Country: Azerbaijan
Group: Talish (Talysh)
Date Finalized: 7/13/2020
Team: Leilani Alva (lead), Johanna McCombs, Maya Shrikant
Content Warning: ethnocide, discrimination, loss of education and cultural rights
Approximate Time Period: 1930-present
The Talysh people are an indigenous group that have lived in and around the Talysh Mountains for hundreds of years (Minority Rights, n.d.). The Talysh have faces many instances of governmental suppression of their culture and language, qualifying this as an instance of ethnocide. The Talysh number around 800,000 in the country (CRIA, 2015), but were not included as an ethnic group in any census data (Kotecha, 2006). In the 1930s, Talysh language schools were closed and the identity was no longer acknowledged as a result of incoming Soviet powers (Kotecha, 2006). The Azerbaijan government has ensured the exclusion of the Talysh from education opportunities and economic security. A source stated that according to UNESCO, the Talysh language is currently classified as “vulnerable” (UNPO, n.d.). The Talysh language has been removed from schools and newspapers and the indigenous villages they reside in are economically isolated (Pulitzer Center, 2019).
Data quality: 3
Sources
- CRIA. “CRIA ” Inspired from Abroad: The External Sources of Separatism in Azerbaijan”. cria-online.org. Archived from the original on 23 September 2015. Retrieved 17 October 2015.
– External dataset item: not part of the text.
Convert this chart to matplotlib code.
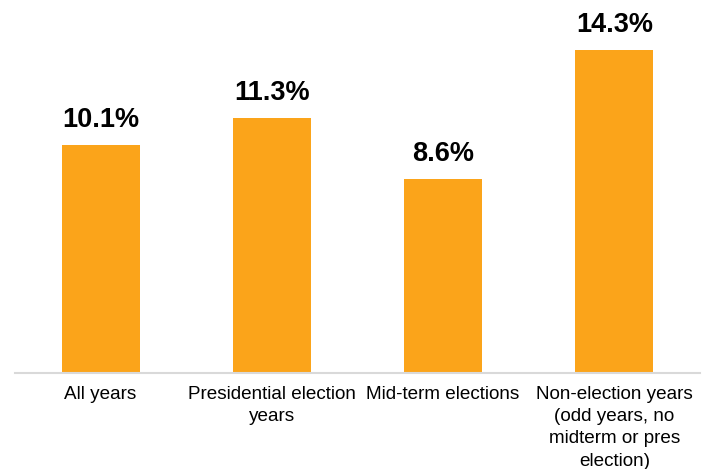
import matplotlib
matplotlib.use("Agg")
import matplotlib.pyplot as plt

categories = ["All years", "Presidential election\nyears", "Mid-term elections",
              "Non-election years\n(odd years, no\nmidterm or pres\nelection)"]
values = [10.1, 11.3, 8.6, 14.3]
value_labels = ["10.1%", "11.3%", "8.6%", "14.3%"]

plt.rcParams['font.family'] = ['Liberation Sans', 'DejaVu Sans']

fig = plt.figure(figsize=(7.06, 4.69), dpi=100)
ax = fig.add_axes([15/706, (469-373)/469, 685/706, 373/469])
x = list(range(len(categories)))
bars = ax.bar(x, values, width=0.455, color="#FBA41A")
ax.set_xlim(-0.5, len(categories) - 0.5)
ax.set_ylim(0, 16.5)
for xi, v, lab in zip(x, values, value_labels):
    ax.annotate(lab, (xi, v), xytext=(0, 8.5), textcoords="offset points",
                ha="center", va="bottom", fontsize=19.5, fontweight="bold", color="black")
ax.set_xticks(x)
ax.set_xticklabels(categories, fontsize=13.6, linespacing=1.42, va="top")
ax.tick_params(axis="x", length=0, pad=9)
ax.set_yticks([])
for s in ["top", "right", "left"]:
    ax.spines[s].set_visible(False)
ax.spines["bottom"].set_color("#D9D9D9")
ax.spines["bottom"].set_linewidth(1.5)
fig.savefig("out.png", dpi=100)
- Kotecha, Hema (2006). “Islamic and Ethnic Identities in Azerbaijan: Emerging Trends and Tensions”Archived 5 March 2009 at the Wayback Machine, OSCE Report, Baku.
- Pulitzer Center (2019). “A Forgotten People: Talysh Women in Azerbaijan.” Pulitzer Center, 13 Nov. 2019, pulitzercenter.org/reporting/forgotten-people-talysh-women-azerbaijan.
- Minority Rights Group (n.d.). “Talysh.” minorityrights.org/minorities/talysh/.
- UNPO (n.d.). “Talysh.” UNPO, unpo.org/members/17338.